I hope we get out on some short walks soon because it is going to become increasingly difficult to find new flowers to photograph in the garden as we move into summer.  But there will still be plenty of work to do.  The foliage has already died back on the early bulbs like the snowdrops and daffodils - so I need to weed the beds now that I can walk on them without crushing the leaves.

I still haven't finished trimming the hedge down by the road.  I have been "pruning" it with secateurs because the road is narrow and the hedge has grown out rather far and needs to be cut back fairly severely.  The hedge trimmer is quick but works best when the hedge doesn't need a very close shave.
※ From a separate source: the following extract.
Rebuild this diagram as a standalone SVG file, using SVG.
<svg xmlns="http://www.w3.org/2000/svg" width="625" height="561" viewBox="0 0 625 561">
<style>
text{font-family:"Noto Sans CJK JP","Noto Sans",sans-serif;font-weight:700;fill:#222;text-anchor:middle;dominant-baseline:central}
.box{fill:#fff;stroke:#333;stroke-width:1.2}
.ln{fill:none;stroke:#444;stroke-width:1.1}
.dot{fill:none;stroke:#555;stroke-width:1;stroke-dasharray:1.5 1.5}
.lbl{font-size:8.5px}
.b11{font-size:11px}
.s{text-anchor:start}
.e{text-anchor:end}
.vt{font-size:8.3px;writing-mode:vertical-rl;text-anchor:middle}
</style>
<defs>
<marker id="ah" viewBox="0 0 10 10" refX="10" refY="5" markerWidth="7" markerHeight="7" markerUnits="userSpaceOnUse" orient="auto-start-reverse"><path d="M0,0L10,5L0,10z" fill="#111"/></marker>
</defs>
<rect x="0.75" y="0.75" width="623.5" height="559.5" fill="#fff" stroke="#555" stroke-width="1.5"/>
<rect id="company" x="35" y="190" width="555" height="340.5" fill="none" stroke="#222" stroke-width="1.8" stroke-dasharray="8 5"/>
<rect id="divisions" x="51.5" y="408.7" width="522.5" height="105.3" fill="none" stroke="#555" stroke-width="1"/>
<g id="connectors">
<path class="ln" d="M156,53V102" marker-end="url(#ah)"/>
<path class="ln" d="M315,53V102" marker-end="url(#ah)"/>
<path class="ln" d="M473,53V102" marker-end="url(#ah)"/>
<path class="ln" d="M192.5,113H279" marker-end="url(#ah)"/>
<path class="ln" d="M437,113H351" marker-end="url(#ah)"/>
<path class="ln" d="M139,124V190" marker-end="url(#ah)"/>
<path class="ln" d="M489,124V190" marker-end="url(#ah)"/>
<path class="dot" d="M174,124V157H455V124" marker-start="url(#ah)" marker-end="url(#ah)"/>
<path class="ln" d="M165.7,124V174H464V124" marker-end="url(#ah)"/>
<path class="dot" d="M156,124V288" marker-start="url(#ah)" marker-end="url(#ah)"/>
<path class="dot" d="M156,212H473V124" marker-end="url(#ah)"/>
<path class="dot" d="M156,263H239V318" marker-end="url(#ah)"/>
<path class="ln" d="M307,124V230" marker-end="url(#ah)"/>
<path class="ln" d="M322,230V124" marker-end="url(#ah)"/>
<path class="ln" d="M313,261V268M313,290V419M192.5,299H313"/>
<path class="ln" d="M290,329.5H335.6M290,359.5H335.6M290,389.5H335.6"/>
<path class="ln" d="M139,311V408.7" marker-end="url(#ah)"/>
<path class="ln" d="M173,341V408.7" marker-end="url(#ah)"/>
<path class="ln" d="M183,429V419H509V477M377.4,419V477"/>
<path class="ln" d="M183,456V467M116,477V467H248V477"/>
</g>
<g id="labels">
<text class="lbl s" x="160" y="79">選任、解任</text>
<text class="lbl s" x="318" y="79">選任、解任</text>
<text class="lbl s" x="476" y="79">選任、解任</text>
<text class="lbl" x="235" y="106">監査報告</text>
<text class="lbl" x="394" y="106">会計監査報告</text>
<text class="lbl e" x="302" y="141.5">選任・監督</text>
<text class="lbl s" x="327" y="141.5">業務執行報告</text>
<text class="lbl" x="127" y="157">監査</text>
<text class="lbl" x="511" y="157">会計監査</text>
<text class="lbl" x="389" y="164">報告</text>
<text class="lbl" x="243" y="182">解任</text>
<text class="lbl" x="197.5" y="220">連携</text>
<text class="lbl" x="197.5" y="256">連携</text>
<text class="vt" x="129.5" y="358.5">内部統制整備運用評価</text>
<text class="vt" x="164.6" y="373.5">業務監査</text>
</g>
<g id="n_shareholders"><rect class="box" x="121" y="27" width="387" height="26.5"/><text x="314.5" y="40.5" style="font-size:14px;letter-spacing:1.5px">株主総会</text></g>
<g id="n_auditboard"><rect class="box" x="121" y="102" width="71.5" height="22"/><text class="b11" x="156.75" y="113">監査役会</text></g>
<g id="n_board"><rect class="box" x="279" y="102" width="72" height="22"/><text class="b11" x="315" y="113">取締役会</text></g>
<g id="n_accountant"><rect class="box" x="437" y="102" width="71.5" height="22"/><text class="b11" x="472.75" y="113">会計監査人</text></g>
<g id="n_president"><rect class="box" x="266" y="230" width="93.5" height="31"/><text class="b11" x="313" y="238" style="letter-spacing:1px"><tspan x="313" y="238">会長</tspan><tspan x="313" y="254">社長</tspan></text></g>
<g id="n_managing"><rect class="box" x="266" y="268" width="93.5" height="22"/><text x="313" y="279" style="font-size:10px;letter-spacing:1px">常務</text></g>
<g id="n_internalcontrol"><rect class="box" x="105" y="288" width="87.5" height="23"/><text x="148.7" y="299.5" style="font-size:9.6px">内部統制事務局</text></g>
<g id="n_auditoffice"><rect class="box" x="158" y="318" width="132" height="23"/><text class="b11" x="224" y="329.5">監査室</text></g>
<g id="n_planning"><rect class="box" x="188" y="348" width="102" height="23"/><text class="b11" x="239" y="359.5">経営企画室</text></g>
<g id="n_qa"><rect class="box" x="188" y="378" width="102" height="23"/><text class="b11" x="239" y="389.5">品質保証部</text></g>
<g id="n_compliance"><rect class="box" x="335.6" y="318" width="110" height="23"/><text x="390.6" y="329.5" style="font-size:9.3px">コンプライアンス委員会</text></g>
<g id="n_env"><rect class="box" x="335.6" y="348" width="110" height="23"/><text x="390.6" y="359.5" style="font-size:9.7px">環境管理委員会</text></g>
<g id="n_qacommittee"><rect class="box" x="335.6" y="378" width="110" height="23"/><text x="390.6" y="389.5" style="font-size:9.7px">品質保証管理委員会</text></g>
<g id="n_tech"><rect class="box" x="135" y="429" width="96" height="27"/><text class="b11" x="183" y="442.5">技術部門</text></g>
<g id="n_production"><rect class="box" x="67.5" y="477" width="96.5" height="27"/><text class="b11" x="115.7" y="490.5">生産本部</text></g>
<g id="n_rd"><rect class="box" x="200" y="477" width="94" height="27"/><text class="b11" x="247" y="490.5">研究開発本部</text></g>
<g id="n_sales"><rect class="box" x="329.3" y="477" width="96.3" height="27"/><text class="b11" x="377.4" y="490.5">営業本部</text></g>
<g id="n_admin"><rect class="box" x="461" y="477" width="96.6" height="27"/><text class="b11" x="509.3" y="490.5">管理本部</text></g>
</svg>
And, of course, there is the never-ending mowing and edging of the lawns.  I was going to try out the new mower this morning but it was raining hard at about six o'clock.  Perhaps the grass will dry out enough by this afternoon. 

I have seen more signs of activity in the bird box.  Yesterday - while the parents were out foraging for caterpillars - I caught a glimpse of a little baby face looking out of the hole and this morning I saw a tail.  I am watching carefully - partly because Tim has twice seen one of the neighbours' cats tightrope walking along the top of our wooden fence in the direction of the nestbox.  And partly because I would love to see the babies leave the box.  In all the years that they have used the box, we have only once seen the great tit babies take their first flight into the unknown.


I love white flowers and always used to marvel at the way a patch of perennial candytuft lit up the front garden on a dull morning.  I nearly lost the plant - due to neglect.  I didn't clip it back after it flowered for years and finally it got so choked up that it lost the will to live.  When I cleared the bed, I found that a few sprigs had survived.  I mulched around them with leafmould and now the candytuft is beginning to spread again.



But it is upstaged by the white saxifrage on either side of the steps which is spreading rather aggressively.  It looks rather like mossy saxifrage "Saxifrage hypnoides", a wild flower, but is probably a garden hybrid.   I dug out a huge patch last year and gave some to friends but it hasn't been deterred.




I waded through some wet plants to take a photo of yet another azalea down on the bottom terrace of the garden (often referred to rather pretentiously as "the shrubbery") . . . 



. . . and stopped to take a photo of the rain drops on the new foliage of the lady's mantle "alchemilla mollis" below the retaining wall.  The RHS site says that these plants are "Prone to self-seeding" and they are not kidding.



Lady's mantle is a wild flower which has been adopted as a garden plant.  The centranthus ruber (commonly known as red valerian even though it is not a valerian) has moved in the other direction from our gardens into the wild.  It grows wild in the Mediterranean countries and was brought to Britain as a garden plant but has escaped.  It is also prone to self-seeding and can be a nuisance - but the butterlies love the nectar so I keep more than I need. The first flowers are just starting to open.  There are three colours . . . pink, white and this one which is almost red.



Two of Tim's favourite plants in the garden are ones which he bought.  One is a skimmia japonica "rubella".  It has panicles of red buds which open into small starry white flowers in April and attracts a lot of bees.  The other was a present for me.  It came home from the garden centre in Tynwald Mills in a little pot.  We thought it was a shrub but now it is as tall as the double storey house next door!  It is a Crinodendron hookerianum - a Chilean lantern tree.

This photo was taken from the patio above the garage . . . 



. . . and this is a close-up of the flowers.



While I was up on the patio I noticed yet another azalea in flower at the side of the house.  It is deciduous and may be a type of azalea mollis.  The bush used to be a combination of two plants - half yellow and half orange but the orange half died.  



The oriental poppies have been knocked about by the wind and weighed down by their wet petals - and have turned into the usual mess of poppies.



And finally, proof that procrastination pays off in the end!  I wanted to screen the wheelie bins down by the gate but couldn't decide how to do it.  The ground is very hard under the trees, full of roots and not ideal for planting a short hedge or digging holes for fence posts.  But a  few years ago some seedlings came up.  They look rather like wild broom but may be seed from a garden variety that has reverted to an earlier form.  They are rather straggly and not dense enough to be a really effective screen but I am happy - and they should be happier now that one of the beeches has been cut down and they are getting some morning sun.